» Objective
What number of lines in the material contain the word "this"? Give that number alone.

[Rows from a dataset of charts and code]
_ _ _ _ _

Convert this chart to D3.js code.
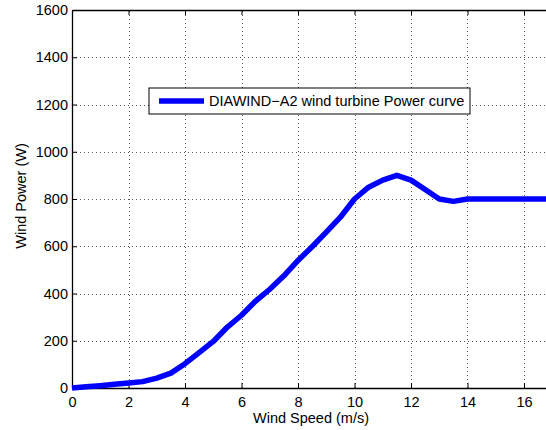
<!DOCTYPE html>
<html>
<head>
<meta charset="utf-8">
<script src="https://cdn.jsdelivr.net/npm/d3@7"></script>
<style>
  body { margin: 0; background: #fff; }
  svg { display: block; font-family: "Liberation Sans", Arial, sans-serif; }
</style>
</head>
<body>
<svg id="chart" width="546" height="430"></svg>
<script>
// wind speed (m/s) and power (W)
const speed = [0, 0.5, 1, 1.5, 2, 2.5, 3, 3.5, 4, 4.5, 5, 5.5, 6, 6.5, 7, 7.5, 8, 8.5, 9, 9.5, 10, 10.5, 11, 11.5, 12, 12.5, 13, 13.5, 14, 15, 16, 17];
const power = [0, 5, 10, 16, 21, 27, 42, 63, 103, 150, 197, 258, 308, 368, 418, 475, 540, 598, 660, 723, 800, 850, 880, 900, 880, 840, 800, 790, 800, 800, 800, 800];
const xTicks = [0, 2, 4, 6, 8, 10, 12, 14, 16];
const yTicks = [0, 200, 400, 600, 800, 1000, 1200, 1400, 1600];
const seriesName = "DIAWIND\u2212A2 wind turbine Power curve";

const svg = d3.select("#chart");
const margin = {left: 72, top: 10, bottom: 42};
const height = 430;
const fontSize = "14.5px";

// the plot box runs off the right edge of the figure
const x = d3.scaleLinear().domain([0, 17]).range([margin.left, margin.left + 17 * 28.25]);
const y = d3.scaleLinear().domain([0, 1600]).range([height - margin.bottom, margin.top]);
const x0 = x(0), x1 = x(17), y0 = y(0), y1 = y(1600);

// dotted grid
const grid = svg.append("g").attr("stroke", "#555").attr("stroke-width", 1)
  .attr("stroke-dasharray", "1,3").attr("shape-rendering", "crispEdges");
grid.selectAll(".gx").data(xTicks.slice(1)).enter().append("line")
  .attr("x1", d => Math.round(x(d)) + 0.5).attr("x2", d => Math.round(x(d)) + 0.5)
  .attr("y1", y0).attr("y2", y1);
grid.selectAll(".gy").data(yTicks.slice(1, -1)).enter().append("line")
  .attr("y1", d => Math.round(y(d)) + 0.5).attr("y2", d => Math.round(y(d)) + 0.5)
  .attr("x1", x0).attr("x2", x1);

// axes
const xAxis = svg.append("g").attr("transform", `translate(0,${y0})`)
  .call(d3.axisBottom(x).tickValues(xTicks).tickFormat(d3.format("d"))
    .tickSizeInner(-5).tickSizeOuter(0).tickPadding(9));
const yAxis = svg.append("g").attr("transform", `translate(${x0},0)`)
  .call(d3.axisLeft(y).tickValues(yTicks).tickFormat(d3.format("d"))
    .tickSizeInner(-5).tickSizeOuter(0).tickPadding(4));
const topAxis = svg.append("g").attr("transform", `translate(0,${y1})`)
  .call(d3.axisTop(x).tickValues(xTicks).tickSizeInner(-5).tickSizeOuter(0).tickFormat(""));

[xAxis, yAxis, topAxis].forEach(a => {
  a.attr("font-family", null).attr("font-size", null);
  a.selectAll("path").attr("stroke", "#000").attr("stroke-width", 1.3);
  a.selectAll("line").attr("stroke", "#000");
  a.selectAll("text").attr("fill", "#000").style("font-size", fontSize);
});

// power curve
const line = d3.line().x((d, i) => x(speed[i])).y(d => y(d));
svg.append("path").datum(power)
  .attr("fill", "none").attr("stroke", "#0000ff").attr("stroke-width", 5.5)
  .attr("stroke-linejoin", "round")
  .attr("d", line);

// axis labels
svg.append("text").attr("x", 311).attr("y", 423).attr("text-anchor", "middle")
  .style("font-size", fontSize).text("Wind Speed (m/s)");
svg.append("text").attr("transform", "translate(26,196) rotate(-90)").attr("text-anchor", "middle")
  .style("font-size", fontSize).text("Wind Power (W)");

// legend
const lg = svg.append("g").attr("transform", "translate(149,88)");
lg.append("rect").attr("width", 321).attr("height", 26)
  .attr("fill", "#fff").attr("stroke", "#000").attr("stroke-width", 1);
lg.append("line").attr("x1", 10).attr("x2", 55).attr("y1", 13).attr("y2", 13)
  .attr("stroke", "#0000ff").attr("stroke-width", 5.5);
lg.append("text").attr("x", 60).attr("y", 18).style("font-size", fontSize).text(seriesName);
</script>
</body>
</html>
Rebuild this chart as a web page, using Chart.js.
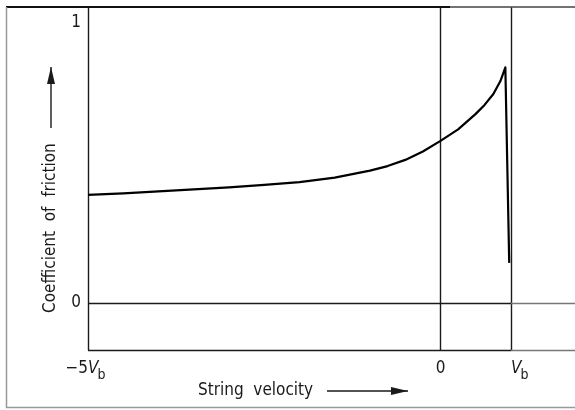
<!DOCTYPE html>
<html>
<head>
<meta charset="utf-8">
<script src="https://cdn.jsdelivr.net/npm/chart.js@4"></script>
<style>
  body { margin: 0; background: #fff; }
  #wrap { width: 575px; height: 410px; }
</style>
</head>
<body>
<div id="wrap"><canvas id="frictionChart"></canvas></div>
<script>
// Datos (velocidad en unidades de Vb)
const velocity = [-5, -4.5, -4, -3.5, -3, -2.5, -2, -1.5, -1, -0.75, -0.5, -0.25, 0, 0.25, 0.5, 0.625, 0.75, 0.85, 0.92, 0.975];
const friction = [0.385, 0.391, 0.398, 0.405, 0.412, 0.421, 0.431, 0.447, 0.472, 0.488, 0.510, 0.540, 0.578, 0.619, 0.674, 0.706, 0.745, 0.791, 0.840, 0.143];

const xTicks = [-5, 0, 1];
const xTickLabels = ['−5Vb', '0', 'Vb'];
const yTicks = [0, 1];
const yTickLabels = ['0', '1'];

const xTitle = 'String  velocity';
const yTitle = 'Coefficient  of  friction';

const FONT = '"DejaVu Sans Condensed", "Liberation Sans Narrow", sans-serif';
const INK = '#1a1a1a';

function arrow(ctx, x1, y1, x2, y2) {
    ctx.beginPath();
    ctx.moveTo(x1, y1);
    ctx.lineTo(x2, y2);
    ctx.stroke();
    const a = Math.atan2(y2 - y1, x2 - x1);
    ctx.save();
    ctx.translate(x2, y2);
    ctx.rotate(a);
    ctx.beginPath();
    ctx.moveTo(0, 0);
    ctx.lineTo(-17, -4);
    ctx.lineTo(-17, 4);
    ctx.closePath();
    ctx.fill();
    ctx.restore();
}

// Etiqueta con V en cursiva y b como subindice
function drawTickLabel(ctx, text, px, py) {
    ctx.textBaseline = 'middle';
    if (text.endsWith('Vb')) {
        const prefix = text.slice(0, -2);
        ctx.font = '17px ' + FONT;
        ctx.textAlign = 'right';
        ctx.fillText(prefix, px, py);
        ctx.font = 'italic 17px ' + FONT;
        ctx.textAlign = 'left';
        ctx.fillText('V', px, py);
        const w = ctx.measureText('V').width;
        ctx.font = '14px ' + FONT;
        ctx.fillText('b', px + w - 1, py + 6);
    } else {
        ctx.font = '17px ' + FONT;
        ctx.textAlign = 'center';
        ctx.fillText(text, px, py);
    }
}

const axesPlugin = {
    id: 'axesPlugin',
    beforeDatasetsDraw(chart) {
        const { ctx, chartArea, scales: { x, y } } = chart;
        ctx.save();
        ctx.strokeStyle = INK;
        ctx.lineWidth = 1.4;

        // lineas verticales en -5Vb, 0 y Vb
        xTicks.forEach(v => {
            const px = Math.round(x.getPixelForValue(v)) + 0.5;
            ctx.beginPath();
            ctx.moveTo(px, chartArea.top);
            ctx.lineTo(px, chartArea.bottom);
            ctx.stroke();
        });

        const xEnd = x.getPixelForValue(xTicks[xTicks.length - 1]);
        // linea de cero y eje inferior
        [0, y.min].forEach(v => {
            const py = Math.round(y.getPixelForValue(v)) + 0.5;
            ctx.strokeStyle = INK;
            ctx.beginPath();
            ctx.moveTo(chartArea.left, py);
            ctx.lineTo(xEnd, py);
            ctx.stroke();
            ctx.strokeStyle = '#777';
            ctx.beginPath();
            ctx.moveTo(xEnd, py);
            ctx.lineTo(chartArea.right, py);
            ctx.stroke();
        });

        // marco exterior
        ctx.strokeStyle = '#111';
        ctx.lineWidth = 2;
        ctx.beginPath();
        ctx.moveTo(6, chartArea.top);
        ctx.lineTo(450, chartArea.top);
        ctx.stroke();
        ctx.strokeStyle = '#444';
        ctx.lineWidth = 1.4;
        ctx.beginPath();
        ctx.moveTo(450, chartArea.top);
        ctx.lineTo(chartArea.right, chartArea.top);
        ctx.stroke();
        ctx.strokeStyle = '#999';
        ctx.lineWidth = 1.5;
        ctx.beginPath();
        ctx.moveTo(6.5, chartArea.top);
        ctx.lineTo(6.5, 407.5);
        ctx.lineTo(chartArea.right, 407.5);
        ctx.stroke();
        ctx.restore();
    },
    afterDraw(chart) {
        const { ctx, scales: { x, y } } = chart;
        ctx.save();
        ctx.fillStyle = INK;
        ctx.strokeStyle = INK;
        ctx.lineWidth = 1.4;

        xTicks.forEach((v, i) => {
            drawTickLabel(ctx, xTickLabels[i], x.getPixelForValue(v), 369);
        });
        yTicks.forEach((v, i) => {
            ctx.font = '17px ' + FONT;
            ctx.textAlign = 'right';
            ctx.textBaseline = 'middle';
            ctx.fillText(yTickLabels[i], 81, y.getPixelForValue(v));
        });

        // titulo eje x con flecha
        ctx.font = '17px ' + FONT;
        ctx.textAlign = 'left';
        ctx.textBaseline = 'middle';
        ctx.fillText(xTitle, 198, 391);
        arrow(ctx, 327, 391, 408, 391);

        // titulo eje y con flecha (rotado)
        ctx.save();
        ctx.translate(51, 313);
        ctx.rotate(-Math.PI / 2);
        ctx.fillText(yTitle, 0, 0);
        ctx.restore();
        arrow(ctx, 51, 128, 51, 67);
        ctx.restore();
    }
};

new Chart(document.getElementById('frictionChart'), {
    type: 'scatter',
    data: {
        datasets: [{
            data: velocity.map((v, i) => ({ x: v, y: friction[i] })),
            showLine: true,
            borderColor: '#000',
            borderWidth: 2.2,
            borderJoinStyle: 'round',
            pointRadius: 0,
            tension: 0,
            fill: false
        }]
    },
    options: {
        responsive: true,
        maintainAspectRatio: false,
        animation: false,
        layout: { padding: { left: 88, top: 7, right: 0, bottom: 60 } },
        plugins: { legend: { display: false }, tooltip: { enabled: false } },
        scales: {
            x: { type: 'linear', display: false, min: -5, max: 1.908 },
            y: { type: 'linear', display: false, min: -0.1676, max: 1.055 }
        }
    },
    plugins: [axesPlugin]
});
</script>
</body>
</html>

_ _ _ _ _

» Full answer
2